All'Adnkronos, invece, Mario Capanna, già deputato e segretario di Democrazia Proletaria, esprime il suo «sentimento di grande dispiacere» per la scomparsa di Gorbaciov, che definisce «personalità di primo piano anche per la coerenza dimostrata. Dopo il crollo dell'Urss Gorbaciov crea una sua fondazione che si batte per i temi ambientali, per il disarmo e contro i cambiamenti climatici. Ha commesso però un errore fondamentale: non la Perestroika, la Glasnost, cose giuste, ma di fidarsi della buona fede, presunta, dell'Occidente».

E poi Fausto Bertinotti.
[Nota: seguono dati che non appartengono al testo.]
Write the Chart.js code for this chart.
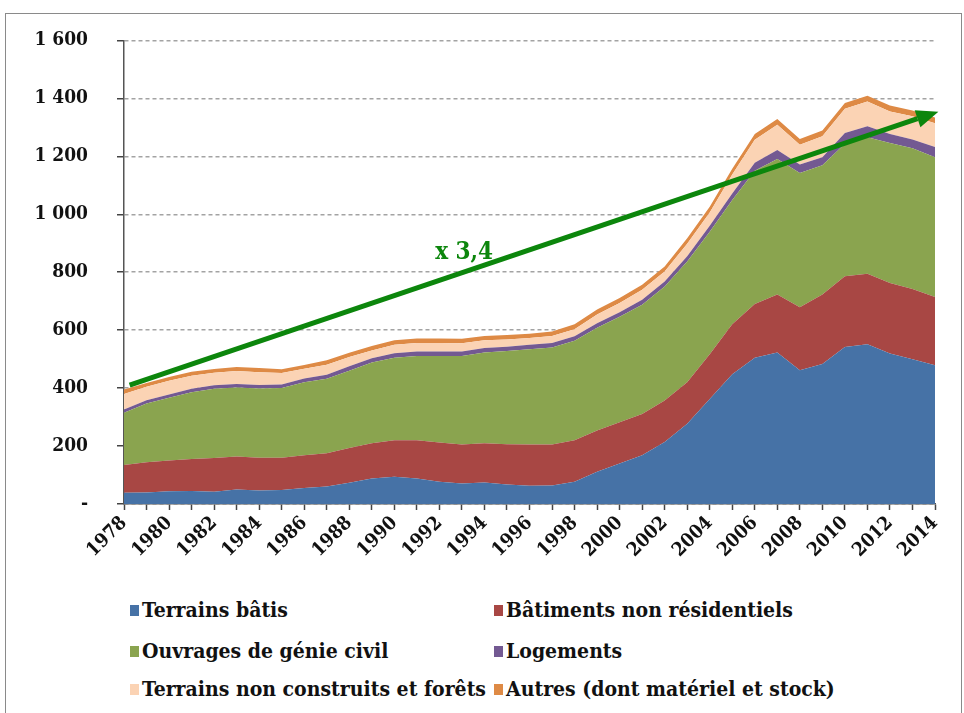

Già Segretario di Rifondazione Comunista e Presidente della Camera, oltreché fine e dotto interprete dei cambiamenti epocali con una chiave di lettura ben precisa, ragiona: «Quella di Gorbaciov è una figura tragica, che ha vissuto in un tempo e con una scelta politico strategica impossibile», ossia la «riforma del sistema del Socialismo reale. Il sistema era irriformabile, come dimostrò poi la sua caduta». Dunque, tra l'irruenza di Rizzo e il ragionamento articolato di Bertinotti, emerge la complessità di un'analisi storica con cui la sinistra non solo comunista in realtà - ancora deve compiutamente fare i conti.